Start
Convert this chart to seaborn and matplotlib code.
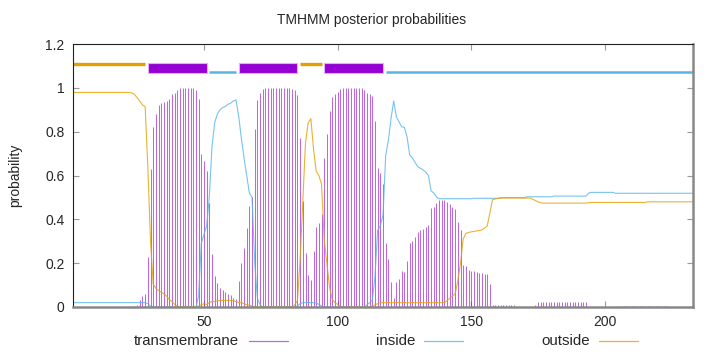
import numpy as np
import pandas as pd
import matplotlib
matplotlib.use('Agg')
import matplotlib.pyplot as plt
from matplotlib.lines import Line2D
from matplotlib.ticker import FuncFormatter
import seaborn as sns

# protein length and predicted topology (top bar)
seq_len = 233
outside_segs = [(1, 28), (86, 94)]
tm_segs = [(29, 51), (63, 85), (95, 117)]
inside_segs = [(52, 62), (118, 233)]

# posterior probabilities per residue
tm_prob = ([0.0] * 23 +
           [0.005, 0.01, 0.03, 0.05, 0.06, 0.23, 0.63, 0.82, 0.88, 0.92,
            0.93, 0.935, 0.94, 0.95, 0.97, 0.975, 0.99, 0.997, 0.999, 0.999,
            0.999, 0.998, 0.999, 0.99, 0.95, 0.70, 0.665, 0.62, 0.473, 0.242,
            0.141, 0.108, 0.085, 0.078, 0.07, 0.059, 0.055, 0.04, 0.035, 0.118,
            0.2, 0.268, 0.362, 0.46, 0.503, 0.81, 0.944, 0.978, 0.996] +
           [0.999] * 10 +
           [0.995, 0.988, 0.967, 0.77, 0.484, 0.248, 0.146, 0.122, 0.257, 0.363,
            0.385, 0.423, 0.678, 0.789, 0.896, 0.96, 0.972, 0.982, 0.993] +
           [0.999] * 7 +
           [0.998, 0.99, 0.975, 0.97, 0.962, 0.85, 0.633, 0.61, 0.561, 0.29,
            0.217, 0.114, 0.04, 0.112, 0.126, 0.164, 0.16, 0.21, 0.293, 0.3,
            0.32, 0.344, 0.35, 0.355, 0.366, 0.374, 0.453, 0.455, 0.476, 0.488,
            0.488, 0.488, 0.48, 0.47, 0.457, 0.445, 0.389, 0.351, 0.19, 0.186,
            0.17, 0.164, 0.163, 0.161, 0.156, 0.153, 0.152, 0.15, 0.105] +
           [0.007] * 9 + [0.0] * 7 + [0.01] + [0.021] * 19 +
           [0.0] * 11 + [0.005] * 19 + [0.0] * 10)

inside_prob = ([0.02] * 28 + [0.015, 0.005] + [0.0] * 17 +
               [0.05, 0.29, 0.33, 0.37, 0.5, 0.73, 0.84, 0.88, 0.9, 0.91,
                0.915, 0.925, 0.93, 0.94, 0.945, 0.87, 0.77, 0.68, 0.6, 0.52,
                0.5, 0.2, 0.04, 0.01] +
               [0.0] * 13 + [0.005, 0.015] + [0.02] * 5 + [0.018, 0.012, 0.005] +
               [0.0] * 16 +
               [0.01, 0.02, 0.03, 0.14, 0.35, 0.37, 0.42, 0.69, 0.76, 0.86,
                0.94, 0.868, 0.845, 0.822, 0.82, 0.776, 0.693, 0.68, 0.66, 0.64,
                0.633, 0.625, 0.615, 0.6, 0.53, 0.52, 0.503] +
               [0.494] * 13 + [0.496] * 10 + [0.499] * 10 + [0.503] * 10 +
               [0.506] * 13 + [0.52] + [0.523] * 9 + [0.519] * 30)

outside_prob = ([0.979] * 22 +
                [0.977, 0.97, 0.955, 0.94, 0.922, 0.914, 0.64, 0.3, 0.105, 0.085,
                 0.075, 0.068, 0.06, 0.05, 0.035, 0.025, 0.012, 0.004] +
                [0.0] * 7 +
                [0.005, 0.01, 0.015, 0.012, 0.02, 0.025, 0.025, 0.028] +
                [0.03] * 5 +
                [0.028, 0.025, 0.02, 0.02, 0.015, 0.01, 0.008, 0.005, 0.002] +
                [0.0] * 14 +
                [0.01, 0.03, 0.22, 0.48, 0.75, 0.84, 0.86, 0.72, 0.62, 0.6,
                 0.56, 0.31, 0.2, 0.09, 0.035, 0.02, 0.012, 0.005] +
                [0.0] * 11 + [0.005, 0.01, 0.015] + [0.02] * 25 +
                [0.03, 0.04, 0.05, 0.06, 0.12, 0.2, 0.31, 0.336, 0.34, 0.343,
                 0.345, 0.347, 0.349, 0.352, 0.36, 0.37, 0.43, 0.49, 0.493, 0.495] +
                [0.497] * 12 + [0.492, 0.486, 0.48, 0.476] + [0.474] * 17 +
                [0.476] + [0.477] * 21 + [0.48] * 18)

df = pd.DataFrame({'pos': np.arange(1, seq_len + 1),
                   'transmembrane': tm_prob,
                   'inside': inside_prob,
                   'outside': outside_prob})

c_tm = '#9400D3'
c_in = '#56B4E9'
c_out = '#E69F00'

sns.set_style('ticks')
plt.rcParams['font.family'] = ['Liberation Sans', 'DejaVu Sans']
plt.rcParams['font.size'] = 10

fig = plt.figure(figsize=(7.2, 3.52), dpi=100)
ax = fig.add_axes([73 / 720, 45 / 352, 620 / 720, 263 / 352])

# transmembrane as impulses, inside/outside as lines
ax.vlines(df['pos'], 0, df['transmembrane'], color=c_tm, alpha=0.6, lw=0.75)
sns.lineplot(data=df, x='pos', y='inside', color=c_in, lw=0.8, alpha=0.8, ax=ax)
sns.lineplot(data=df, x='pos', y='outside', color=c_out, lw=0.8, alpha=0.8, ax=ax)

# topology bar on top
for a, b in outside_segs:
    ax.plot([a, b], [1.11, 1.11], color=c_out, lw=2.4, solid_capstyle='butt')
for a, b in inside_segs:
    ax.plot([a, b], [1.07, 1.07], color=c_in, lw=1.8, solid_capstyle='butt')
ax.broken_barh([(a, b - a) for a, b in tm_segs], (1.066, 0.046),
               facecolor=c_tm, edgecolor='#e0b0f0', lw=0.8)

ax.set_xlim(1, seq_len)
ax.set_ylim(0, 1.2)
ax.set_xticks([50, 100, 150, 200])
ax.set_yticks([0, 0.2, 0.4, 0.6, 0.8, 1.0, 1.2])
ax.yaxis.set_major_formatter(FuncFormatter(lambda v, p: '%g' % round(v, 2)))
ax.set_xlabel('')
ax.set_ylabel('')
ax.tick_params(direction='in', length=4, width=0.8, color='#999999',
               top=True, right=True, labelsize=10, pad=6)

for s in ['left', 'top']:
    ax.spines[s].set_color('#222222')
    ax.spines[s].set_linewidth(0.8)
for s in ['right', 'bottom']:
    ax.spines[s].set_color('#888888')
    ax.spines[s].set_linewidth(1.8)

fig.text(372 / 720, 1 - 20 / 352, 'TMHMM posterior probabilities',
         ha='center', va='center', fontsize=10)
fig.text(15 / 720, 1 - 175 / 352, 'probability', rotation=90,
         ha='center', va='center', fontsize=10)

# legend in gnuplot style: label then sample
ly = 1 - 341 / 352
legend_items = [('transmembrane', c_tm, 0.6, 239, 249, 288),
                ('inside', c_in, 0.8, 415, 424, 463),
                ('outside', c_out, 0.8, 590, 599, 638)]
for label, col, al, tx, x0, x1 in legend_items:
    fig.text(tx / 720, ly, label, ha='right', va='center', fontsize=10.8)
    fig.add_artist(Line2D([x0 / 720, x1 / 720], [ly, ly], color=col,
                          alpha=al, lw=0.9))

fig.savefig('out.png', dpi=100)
End
▸ Challenge
Begin at the first line of the material and copy each line exactly through the one containing "[0.0] * 11 + [0.005]". Omit pictures.

▸ Solution to the problem
Convert this chart to seaborn and matplotlib code.
import numpy as np
import pandas as pd
import matplotlib
matplotlib.use('Agg')
import matplotlib.pyplot as plt
from matplotlib.lines import Line2D
from matplotlib.ticker import FuncFormatter
import seaborn as sns

# protein length and predicted topology (top bar)
seq_len = 233
outside_segs = [(1, 28), (86, 94)]
tm_segs = [(29, 51), (63, 85), (95, 117)]
inside_segs = [(52, 62), (118, 233)]

# posterior probabilities per residue
tm_prob = ([0.0] * 23 +
           [0.005, 0.01, 0.03, 0.05, 0.06, 0.23, 0.63, 0.82, 0.88, 0.92,
            0.93, 0.935, 0.94, 0.95, 0.97, 0.975, 0.99, 0.997, 0.999, 0.999,
            0.999, 0.998, 0.999, 0.99, 0.95, 0.70, 0.665, 0.62, 0.473, 0.242,
            0.141, 0.108, 0.085, 0.078, 0.07, 0.059, 0.055, 0.04, 0.035, 0.118,
            0.2, 0.268, 0.362, 0.46, 0.503, 0.81, 0.944, 0.978, 0.996] +
           [0.999] * 10 +
           [0.995, 0.988, 0.967, 0.77, 0.484, 0.248, 0.146, 0.122, 0.257, 0.363,
            0.385, 0.423, 0.678, 0.789, 0.896, 0.96, 0.972, 0.982, 0.993] +
           [0.999] * 7 +
           [0.998, 0.99, 0.975, 0.97, 0.962, 0.85, 0.633, 0.61, 0.561, 0.29,
            0.217, 0.114, 0.04, 0.112, 0.126, 0.164, 0.16, 0.21, 0.293, 0.3,
            0.32, 0.344, 0.35, 0.355, 0.366, 0.374, 0.453, 0.455, 0.476, 0.488,
            0.488, 0.488, 0.48, 0.47, 0.457, 0.445, 0.389, 0.351, 0.19, 0.186,
            0.17, 0.164, 0.163, 0.161, 0.156, 0.153, 0.152, 0.15, 0.105] +
           [0.007] * 9 + [0.0] * 7 + [0.01] + [0.021] * 19 +
           [0.0] * 11 + [0.005] * 19 + [0.0] * 10)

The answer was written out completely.